You may not need to wait much longer and you may not need him to return for him to give you the green light. I heard from a reliable source the truth about what he's been working on since 1986.

He's nearly completed his newest invention, an intergalactic telex machine! It's taken him longer than expected because he's simultaneously been working on the sequel to Mission Earth. While there were 10 volumes of the original series the sequel is quite a bit longer, currently at 172 volumes unless he makes another revision.
 

You may not need to wait much longer and you may not need him to return for him to give you the green light. I heard from a reliable source the truth about what he's been working on since 1986.

He's nearly completed his newest invention, an intergalactic telex machine! It's taken him longer than expected because he's simultaneously been working on the sequel to Mission Earth. While there were 10 volumes of the original series the sequel is quite a bit longer, currently at 172 volumes unless he makes another revision.


LOL!

WOW! GREAT NEWS ABOUT RON'S NEW TELEX TECH!!

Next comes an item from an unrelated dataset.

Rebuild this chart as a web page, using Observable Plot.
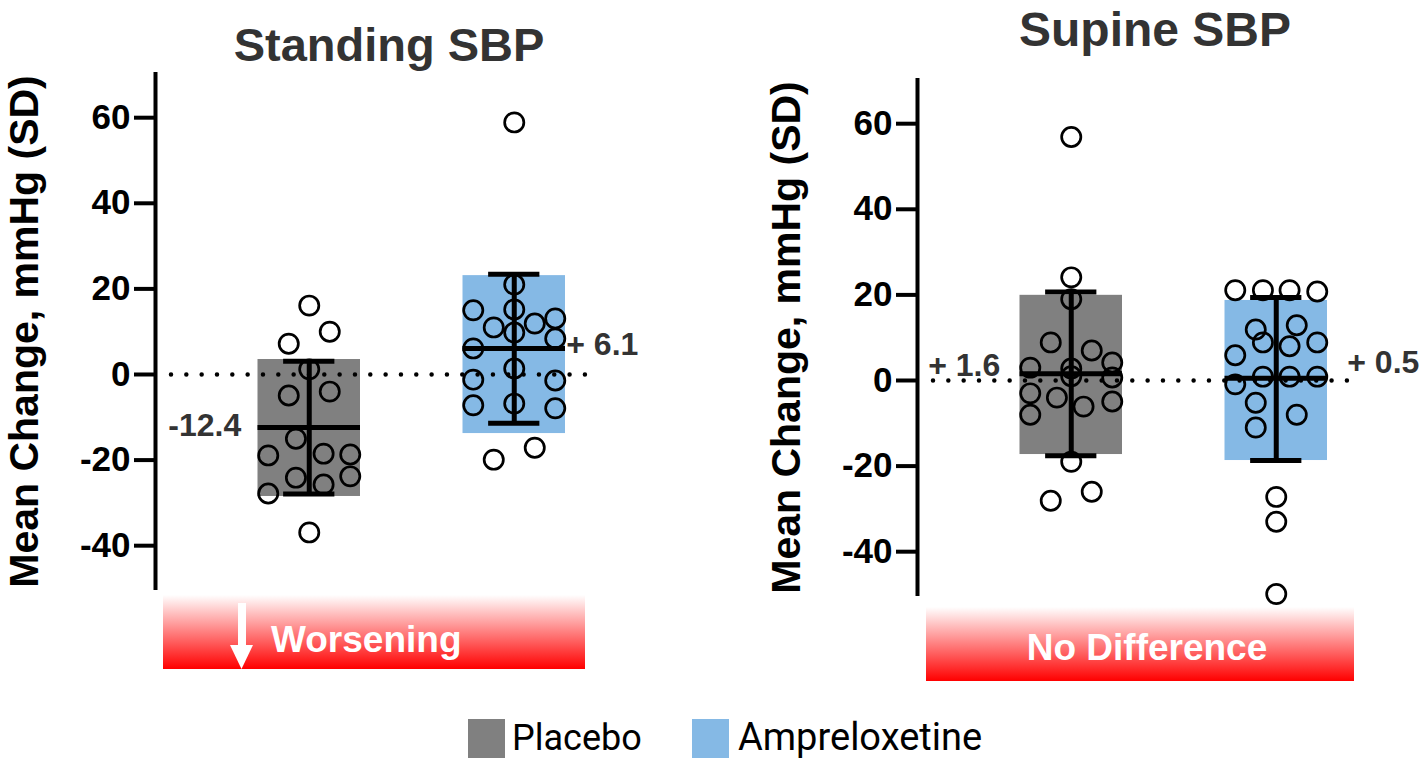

That solves a very sticky problem, because transmissions thru outer space tend to slow down when traversing across such impediments as the Van Allen Belt and Markabian deep-space implant stations.

By way of example, when the internet was fairly new and email came into wide use back in 1993, I sent a letter to LRH via AOL e-mail. Back then internet speeds were 28.8kbs. So anyways, after pushing "SEND" it started loading and transmitting. Apparently Ron's new home office is pretty far away because when I just looked (a moment ago) my computer was still "SENDING" that email.

I typically check once a week for Ron's answer, because it's always super-theta to feel his Source power and certainty on my lines. Once in 1978 I received a letter from LRH and the theta emanating from that letter was so powerful that within 72 hours I won 30 dollars in a scratch-off Lottery ticket!!!!!!!!!!! I sent that OT win to Advance! magazine--but still haven't heard back from them all this time. I am assuming that the magazine probably moved uplines to be with LRH in deep space, so that explains the com lag!